An ideal destination for medical tourism
High-quality medical care, cost-effectiveness and lower cost of living that is great for long-stay patients make Thailand a preferred destination for many international patients. This is also backed by the government’s efforts in turning the country into a ‘world medical center’.
Thailand tops other countries in Asia in the number of hospitals which have been accredited by Joint Commission International (JCI), the top global standard for health care quality and patient safety. The country boasts 60 JCI-accredited medical sites nationwide, while India has 37, Japan 31, Malaysia 17 and Singapore 5, according to the JCI list as of December 2021.
The JCI accreditation has become a key stamp of approval for hospitals in developing countries seeking medical tourists.
According to the Krungthai report, medical services in Thailand help patients save 50-90% on medical expenses compared to what they would pay for similar services in the US. The majority of medical tourists come to the country to receive dental treatment, followed by plastic surgery and cosmetic treatment.
In addition, several cities in Thailand are top-rated tourist destinations with the highest healthcare scores in Southeast Asia on Numbeo’s Health Care Index 2022 Mid-year. Chiang Mai is at the top of the list, followed by Bangkok in third place and Pattaya in fourth.
The index was conducted based on a survey of website visitors on the overall quality of the health care system that included doctors, healthcare professionals, staff and medical treatment costs.
Chiang Mai leads other cities due to its popularity amongst foreigners, the lower cost of living, convenience, local culture and high-quality public health system at an affordable price.
Gearing up to become a center of wellness and medical services
With these factors, Thailand’s potential for growth in this lucrative market is strong.
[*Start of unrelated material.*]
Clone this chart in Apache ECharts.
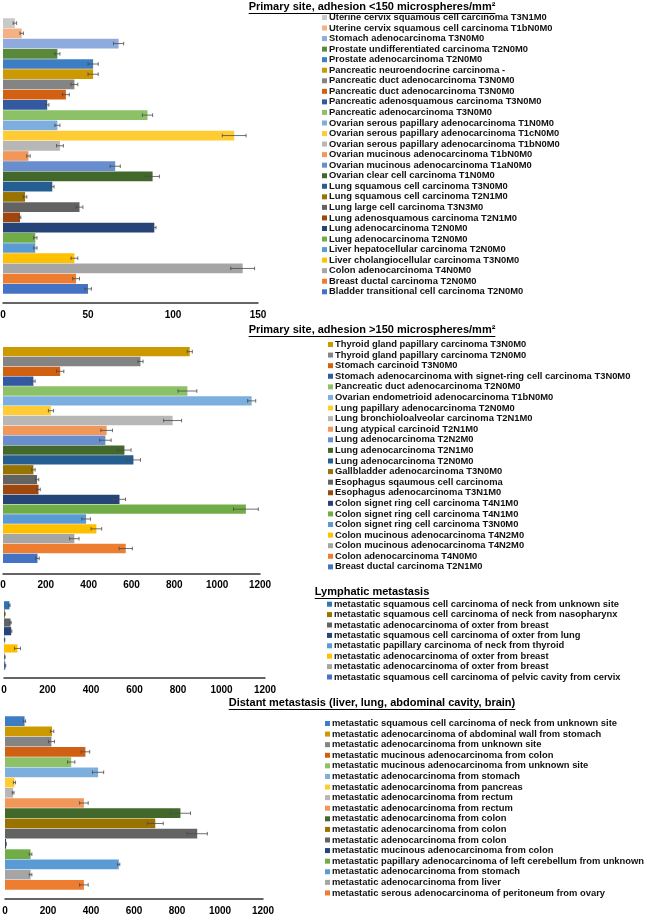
<!DOCTYPE html>
<html><head><meta charset="utf-8">
<script src="https://cdn.jsdelivr.net/npm/echarts@6/dist/echarts.min.js"></script>
<style>html,body{margin:0;padding:0;background:#fff}#c{width:650px;height:916px}</style>
</head><body><div id="c"></div><script>
// ---------- DATA ----------
const titleTexts = [
  "Primary site, adhesion <150 microspheres/mm\u00B2",
  "Primary site, adhesion >150 microspheres/mm\u00B2",
  "Lymphatic metastasis",
  "Distant metastasis (liver, lung, abdominal cavity, brain)"
];
const p1Labels = [
  "Uterine cervix squamous cell carcinoma T3N1M0",
  "Uterine cervix squamous cell carcinoma T1bN0M0",
  "Stomach adenocarcinoma T3N0M0",
  "Prostate undifferentiated carcinoma T2N0M0",
  "Prostate adenocarcinoma T2N0M0",
  "Pancreatic neuroendocrine carcinoma -",
  "Pancreatic duct adenocarcinoma T3N0M0",
  "Pancreatic duct adenocarcinoma T3N0M0",
  "Pancreatic adenosquamous carcinoma T3N0M0",
  "Pancreatic adenocarcinoma T3N0M0",
  "Ovarian serous papillary adenocarcinoma T1N0M0",
  "Ovarian serous papillary adenocarcinoma T1cN0M0",
  "Ovarian serous papillary adenocarcinoma T1bN0M0",
  "Ovarian mucinous adenocarcinoma T1bN0M0",
  "Ovarian mucinous adenocarcinoma T1aN0M0",
  "Ovarian clear cell carcinoma T1N0M0",
  "Lung squamous cell carcinoma T3N0M0",
  "Lung squamous cell carcinoma T2N1M0",
  "Lung large cell carcinoma T3N3M0",
  "Lung adenosquamous carcinoma T2N1M0",
  "Lung adenocarcinoma T2N0M0",
  "Lung adenocarcinoma T2N0M0",
  "Liver hepatocellular carcinoma T2N0M0",
  "Liver cholangiocellular carcinoma T3N0M0",
  "Colon adenocarcinoma T4N0M0",
  "Breast ductal carcinoma T2N0M0",
  "Bladder transitional cell carcinoma T2N0M0"
];
const p1Values = [7, 11, 68, 32, 53, 53, 42, 37, 26, 85, 32, 136, 33.5, 15, 66, 88, 29, 13, 45, 10, 89, 19, 19, 42, 141, 43, 50];
const p1Errors = [1, 1, 3, 1.5, 3, 3, 2, 2, 1, 3, 1.5, 7, 2, 1, 3, 4, 1, 1, 2, 0.5, 1, 1, 1, 2, 7, 2, 2];
const p1Ticks = [0, 50, 100, 150];

const p2Labels = [
  "Thyroid gland papillary carcinoma T3N0M0",
  "Thyroid gland papillary carcinoma T2N0M0",
  "Stomach carcinoid T3N0M0",
  "Stomach adenocarcinoma with signet-ring cell carcinoma T3N0M0",
  "Pancreatic duct adenocarcinoma T2N0M0",
  "Ovarian endometrioid adenocarcinoma T1bN0M0",
  "Lung papillary adenocarcinoma T2N0M0",
  "Lung bronchioloalveolar carcinoma T2N1M0",
  "Lung atypical carcinoid T2N1M0",
  "Lung adenocarcinoma T2N2M0",
  "Lung adenocarcinoma T2N1M0",
  "Lung adenocarcinoma T2N0M0",
  "Gallbladder adenocarcinoma T3N0M0",
  "Esophagus sqaumous cell carcinoma",
  "Esophagus adenocarcinoma T3N1M0",
  "Colon signet ring cell carcinoma T4N1M0",
  "Colon signet ring cell carcinoma T4N1M0",
  "Colon signet ring cell carcinoma T3N0M0",
  "Colon mucinous adenocarcinoma T4N2M0",
  "Colon mucinous adenocarcinoma T4N2M0",
  "Colon adenocarcinoma T4N0M0",
  "Breast ductal carcinoma T2N1M0"
];
const p2Values = [872, 642, 267, 142, 861, 1161, 224, 792, 484, 478, 567, 609, 142, 159, 166, 544, 1134, 388, 436, 333, 573, 161];
const p2Errors = [12, 12, 17, 8, 44, 19, 12, 42, 27, 27, 31, 33, 8, 8, 8, 28, 58, 20, 25, 22, 31, 8];
const p2Ticks = [0, 200, 400, 600, 800, 1000, 1200];

const p3Labels = [
  "metastatic squamous cell carcinoma of neck from unknown site",
  "metastatic squamous cell carcinoma of neck from nasopharynx",
  "metastatic adenocarcinoma of oxter from breast",
  "metastatic squamous cell carcinoma of oxter from lung",
  "metastatic papillary carcinoma of neck from thyroid",
  "metastatic adenocarcinoma of oxter from breast",
  "metastatic adenocarcinoma of oxter from breast",
  "metastatic squamous cell carcinoma of pelvic cavity from cervix"
];
const p3Values = [25, 4, 30, 33, 3, 62, 4, 6];
const p3Errors = [3, 1, 3, 3, 1, 14, 1, 2];
const p3Ticks = [0, 200, 400, 600, 800, 1000, 1200];

const p4Labels = [
  "metastatic squamous cell carcinoma of neck from unknown site",
  "metastatic adenocarcinoma of abdominal wall from stomach",
  "metastatic adenocarcinoma from unknown site",
  "metastatic mucinous adenocarcinoma from colon",
  "metastatic mucinous adenocarcinoma from unknown site",
  "metastatic adenocarcinoma from stomach",
  "metastatic adenocarcinoma from pancreas",
  "metastatic adenocarcinoma from rectum",
  "metastatic adenocarcinoma from rectum",
  "metastatic adenocarcinoma from colon",
  "metastatic adenocarcinoma from colon",
  "metastatic adenocarcinoma from colon",
  "metastatic mucinous adenocarcinoma from colon",
  "metastatic papillary adenocarcinoma of left cerebellum from unknown",
  "metastatic adenocarcinoma from stomach",
  "metastatic adenocarcinoma from liver",
  "metastatic serous adenocarcinoma of peritoneum from ovary"
];
const p4Values = [91, 219, 216, 374, 308, 433, 44, 38, 367, 816, 699, 894, 5, 119, 529, 119, 367];
const p4Errors = [5, 8, 14, 20, 17, 26, 5, 4, 20, 47, 37, 47, 1, 6, 5, 6, 20];
const p4Ticks = [0, 200, 400, 600, 800, 1000, 1200];

// ---------- STYLES ----------
const p1Colors = ["#C9C9C9","#F4B183","#8FAADC","#5A8A39","#3C7DC4","#CC9A00","#848484","#D26012","#335AA1","#8CC168","#7CAFDD","#FFCD33","#B7B7B7","#F1975A","#698ED0","#43682B","#255E91","#997300","#636363","#9E480E","#264478","#70AD47","#5B9BD5","#FFC000","#A5A5A5","#ED7D31","#4472C4"];
const p2Colors = ["#CC9A00","#848484","#D26012","#335AA1","#8CC168","#7CAFDD","#FFCD33","#B7B7B7","#F1975A","#698ED0","#43682B","#255E91","#997300","#636363","#9E480E","#264478","#70AD47","#5B9BD5","#FFC000","#A5A5A5","#ED7D31","#4472C4"];
const p3Colors = ["#2E75B6","#997300","#636363","#264478","#5B9BD5","#FFC000","#A5A5A5","#4472C4"];
const p4Colors = ["#3C7DC4","#CC9A00","#848484","#D26012","#8CC168","#7CAFDD","#FFCD33","#B7B7B7","#F1975A","#43682B","#997300","#636363","#264478","#70AD47","#5B9BD5","#A5A5A5","#ED7D31"];

const FONT = '"Liberation Sans", Arial, Helvetica, sans-serif';

const panels = [
  {labels:p1Labels, values:p1Values, errors:p1Errors, colors:p1Colors, ticks:p1Ticks},
  {labels:p2Labels, values:p2Values, errors:p2Errors, colors:p2Colors, ticks:p2Ticks},
  {labels:p3Labels, values:p3Values, errors:p3Errors, colors:p3Colors, ticks:p3Ticks},
  {labels:p4Labels, values:p4Values, errors:p4Errors, colors:p4Colors, ticks:p4Ticks}
];
const layouts = [
  {grid:{left:3, width:255, top:18, height:276}, offset:9, legendLeft:322, legendTop:12.2, lh:10.55, titleY:7},
  {grid:{left:3, width:257, top:346.7, height:216.6}, offset:10, legendLeft:328, legendTop:339.2, lh:10.59, titleY:330},
  {grid:{left:4, width:261, top:601, height:69}, offset:8, legendLeft:327, legendTop:599, lh:10.4, titleY:592},
  {grid:{left:5, width:258, top:716, height:174}, offset:9, legendLeft:325, legendTop:718.2, lh:10.59, titleY:703}
];

function renderErr(params, api){
  const v = api.value(0), c = api.value(1), e = api.value(2);
  const a = api.coord([v - e, c]), b = api.coord([v + e, c]);
  const h = 1.8;
  const st = {stroke:'#4a4a4a', lineWidth:0.8};
  return {type:'group', children:[
    {type:'line', shape:{x1:a[0], y1:a[1], x2:b[0], y2:b[1]}, style:st},
    {type:'line', shape:{x1:a[0], y1:a[1]-h, x2:a[0], y2:a[1]+h}, style:st},
    {type:'line', shape:{x1:b[0], y1:b[1]-h, x2:b[0], y2:b[1]+h}, style:st}
  ]};
}

const grids = [], xAxes = [], yAxes = [], series = [], legends = [], graphics = [];
const mctx = document.createElement('canvas').getContext('2d');

panels.forEach((p, pi) => {
  const L = layouts[pi];
  grids.push(Object.assign({outerBoundsMode:'none', containLabel:false}, L.grid));
  const tmin = p.ticks[0], tmax = p.ticks[p.ticks.length-1], tint = p.ticks[1]-p.ticks[0];
  xAxes.push({type:'value', gridIndex:pi, min:tmin, max:tmax, interval:tint, offset:L.offset,
    axisLine:{show:true, lineStyle:{color:'#333', width:1.5}},
    axisTick:{show:false}, splitLine:{show:false},
    axisLabel:{fontSize:10, fontWeight:'bold', color:'#000', fontFamily:FONT, margin:7,
      formatter:(v) => String(v)}});
  yAxes.push({type:'category', gridIndex:pi, inverse:true, show:false,
    data:p.labels.map((_, i) => String(i))});
  const names = p.labels.map((lab, i) => lab + '##' + pi + '_' + i);
  p.labels.forEach((lab, i) => {
    series.push({type:'bar', name:names[i], xAxisIndex:pi, yAxisIndex:pi, stack:'s'+pi,
      barCategoryGap:'5%', silent:true, animation:false,
      itemStyle:{color:p.colors[i]},
      data:p.values.map((v, j) => j === i ? v : '-')});
  });
  series.push({type:'custom', xAxisIndex:pi, yAxisIndex:pi, renderItem:renderErr, silent:true, animation:false, z:10,
    encode:{x:0, y:1}, data:p.values.map((v, i) => [v, i, p.errors[i]])});
  legends.push({orient:'vertical', left:L.legendLeft, top:L.legendTop, padding:0, itemGap:0,
    itemWidth:5, itemHeight:5, icon:'rect', selectedMode:false, data:names,
    formatter:(n) => n.split('##')[0],
    textStyle:{fontSize:9.4, fontWeight:'bold', color:'#111', fontFamily:FONT, lineHeight:L.lh, padding:[0,0,0,-3]}});
  const tfont = 'bold 11px ' + FONT;
  mctx.font = tfont;
  const w = mctx.measureText(titleTexts[pi]).width;
  graphics.push({type:'text', x:372, y:L.titleY, style:{text:titleTexts[pi], font:tfont, fill:'#000',
    textAlign:'center', textVerticalAlign:'middle', align:'center', verticalAlign:'middle'}});
  graphics.push({type:'line', shape:{x1:372 - w/2, y1:L.titleY + 6.5, x2:372 + w/2, y2:L.titleY + 6.5},
    style:{stroke:'#000', lineWidth:1}});
});

const chart = echarts.init(document.getElementById('c'), null, {renderer:'canvas'});
chart.setOption({
  animation:false,
  backgroundColor:'#fff',
  grid:grids, xAxis:xAxes, yAxis:yAxes, series:series, legend:legends, graphic:graphics
});
</script></body></html>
According to Allied Market Research, the global medical tourism market achieved approximately US$104.68 billion in 2019 and it’s expected to reach US$273.72 billion by 2027. The research center estimates Thailand’s medical tourism market will hit US$24.4 billion (or around 760 billion baht) in 2027, compared to US$9.1 billion (or around 200 billion baht) in 2019. In 2019, Thailand gained 9% of market share in global medical tourism.
The Thai government has taken measures to invigorate the medical tourism industry in order to bring the country to the forefront as a top medical hub in wellness, medical services, products and academics.
In addition to relaxing restrictions, the government has used the country’s excellent performance in tackling Covid-19 to promote its medical tourism and health treatment to attract foreign visitors.
Following the success of the Phuket Sandbox programme, the country’s pilot scheme to lure foreign visitors, it said it will turn the city into a world-class medical center and develop a plaza in the city that is equipped with an international elderly care center, rehabilitation center, and a palliative care center.
Last year, the cabinet approved in principle a new visa scheme that allows foreigners who seek medical treatment to stay in the country for up to a year, without having to leave the country for visa renewals if the arrive on tourist visas.